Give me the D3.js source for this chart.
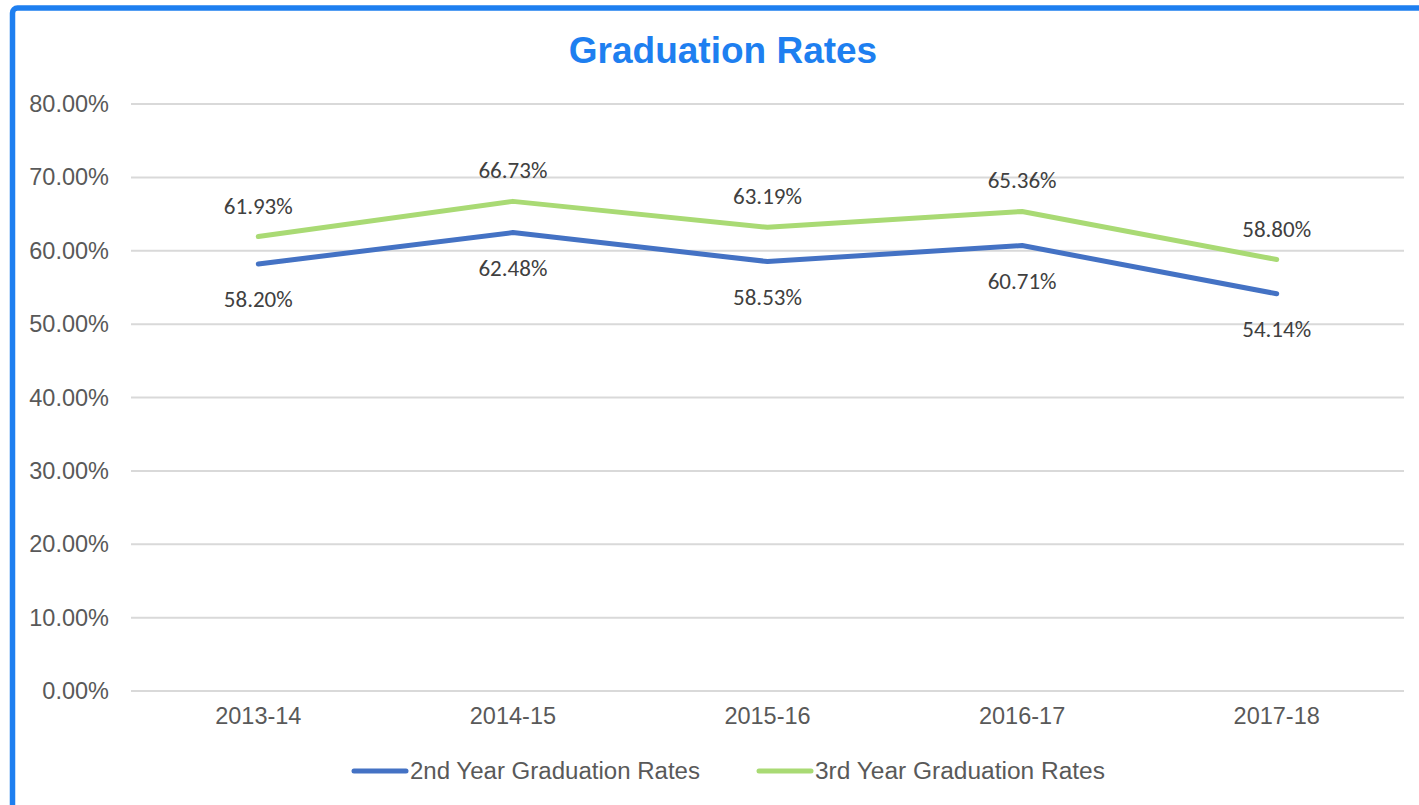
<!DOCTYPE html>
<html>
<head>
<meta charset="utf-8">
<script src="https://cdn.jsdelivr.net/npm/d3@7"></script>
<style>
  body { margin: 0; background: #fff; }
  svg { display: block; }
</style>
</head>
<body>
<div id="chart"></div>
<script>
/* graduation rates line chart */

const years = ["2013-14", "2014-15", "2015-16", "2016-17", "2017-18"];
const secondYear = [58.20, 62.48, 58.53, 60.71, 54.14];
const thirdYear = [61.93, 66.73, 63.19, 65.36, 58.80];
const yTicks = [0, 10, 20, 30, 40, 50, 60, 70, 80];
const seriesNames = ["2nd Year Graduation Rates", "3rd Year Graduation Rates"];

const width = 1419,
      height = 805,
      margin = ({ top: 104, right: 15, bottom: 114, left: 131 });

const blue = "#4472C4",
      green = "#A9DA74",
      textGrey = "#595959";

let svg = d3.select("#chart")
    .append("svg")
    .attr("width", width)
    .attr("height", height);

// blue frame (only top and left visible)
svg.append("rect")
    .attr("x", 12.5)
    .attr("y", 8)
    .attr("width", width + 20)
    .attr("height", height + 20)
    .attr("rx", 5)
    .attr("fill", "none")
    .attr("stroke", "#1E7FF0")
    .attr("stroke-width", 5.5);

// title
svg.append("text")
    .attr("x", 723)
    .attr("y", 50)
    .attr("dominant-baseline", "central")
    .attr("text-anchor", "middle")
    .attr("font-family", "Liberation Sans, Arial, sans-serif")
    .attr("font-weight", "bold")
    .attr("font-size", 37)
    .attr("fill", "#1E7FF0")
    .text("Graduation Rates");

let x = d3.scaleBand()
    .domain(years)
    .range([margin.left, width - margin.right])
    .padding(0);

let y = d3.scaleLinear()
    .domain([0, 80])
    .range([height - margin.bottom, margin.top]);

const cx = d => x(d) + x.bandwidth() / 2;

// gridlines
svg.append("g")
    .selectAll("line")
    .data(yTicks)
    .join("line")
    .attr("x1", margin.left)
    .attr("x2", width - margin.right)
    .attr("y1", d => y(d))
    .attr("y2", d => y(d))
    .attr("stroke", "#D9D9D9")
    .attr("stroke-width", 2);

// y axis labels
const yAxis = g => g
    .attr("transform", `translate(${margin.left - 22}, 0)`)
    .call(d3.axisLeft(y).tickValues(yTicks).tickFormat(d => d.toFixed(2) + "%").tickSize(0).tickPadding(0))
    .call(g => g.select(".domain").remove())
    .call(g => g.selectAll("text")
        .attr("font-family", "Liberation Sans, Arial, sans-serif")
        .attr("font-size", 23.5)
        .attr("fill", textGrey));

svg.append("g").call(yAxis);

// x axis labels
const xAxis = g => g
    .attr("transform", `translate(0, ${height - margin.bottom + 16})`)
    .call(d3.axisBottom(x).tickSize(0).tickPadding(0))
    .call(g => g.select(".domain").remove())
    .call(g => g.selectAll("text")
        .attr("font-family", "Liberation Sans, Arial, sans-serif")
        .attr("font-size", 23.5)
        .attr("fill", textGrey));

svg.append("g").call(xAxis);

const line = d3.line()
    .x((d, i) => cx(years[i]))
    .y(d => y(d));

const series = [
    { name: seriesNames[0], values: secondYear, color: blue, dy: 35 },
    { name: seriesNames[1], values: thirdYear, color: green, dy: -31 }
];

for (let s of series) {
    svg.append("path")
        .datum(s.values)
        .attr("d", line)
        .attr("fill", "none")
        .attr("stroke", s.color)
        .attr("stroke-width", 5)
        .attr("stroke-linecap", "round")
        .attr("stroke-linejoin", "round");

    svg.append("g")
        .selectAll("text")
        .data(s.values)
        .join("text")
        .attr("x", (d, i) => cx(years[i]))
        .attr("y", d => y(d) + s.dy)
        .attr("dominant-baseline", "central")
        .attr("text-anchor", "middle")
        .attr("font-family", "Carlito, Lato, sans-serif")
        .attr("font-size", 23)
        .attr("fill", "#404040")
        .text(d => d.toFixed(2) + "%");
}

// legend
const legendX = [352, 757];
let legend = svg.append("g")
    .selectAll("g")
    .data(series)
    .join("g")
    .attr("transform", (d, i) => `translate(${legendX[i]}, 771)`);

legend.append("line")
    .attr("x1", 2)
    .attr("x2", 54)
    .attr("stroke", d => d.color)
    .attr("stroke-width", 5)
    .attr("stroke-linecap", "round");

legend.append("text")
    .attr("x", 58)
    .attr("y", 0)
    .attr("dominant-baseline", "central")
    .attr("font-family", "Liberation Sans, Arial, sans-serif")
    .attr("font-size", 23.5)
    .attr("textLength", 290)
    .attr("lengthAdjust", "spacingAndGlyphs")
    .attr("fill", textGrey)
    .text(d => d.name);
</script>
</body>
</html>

::::::

_What you are asked to do:_ Restate exactly, please, only the lines between the start of the data and the line containing "line chart */", both ends included, skipping the pictures.

_Exercise solution:_
Give me the D3.js source for this chart.
<!DOCTYPE html>
<html>
<head>
<meta charset="utf-8">
<script src="https://cdn.jsdelivr.net/npm/d3@7"></script>
<style>
  body { margin: 0; background: #fff; }
  svg { display: block; }
</style>
</head>
<body>
<div id="chart"></div>
<script>
/* graduation rates line chart */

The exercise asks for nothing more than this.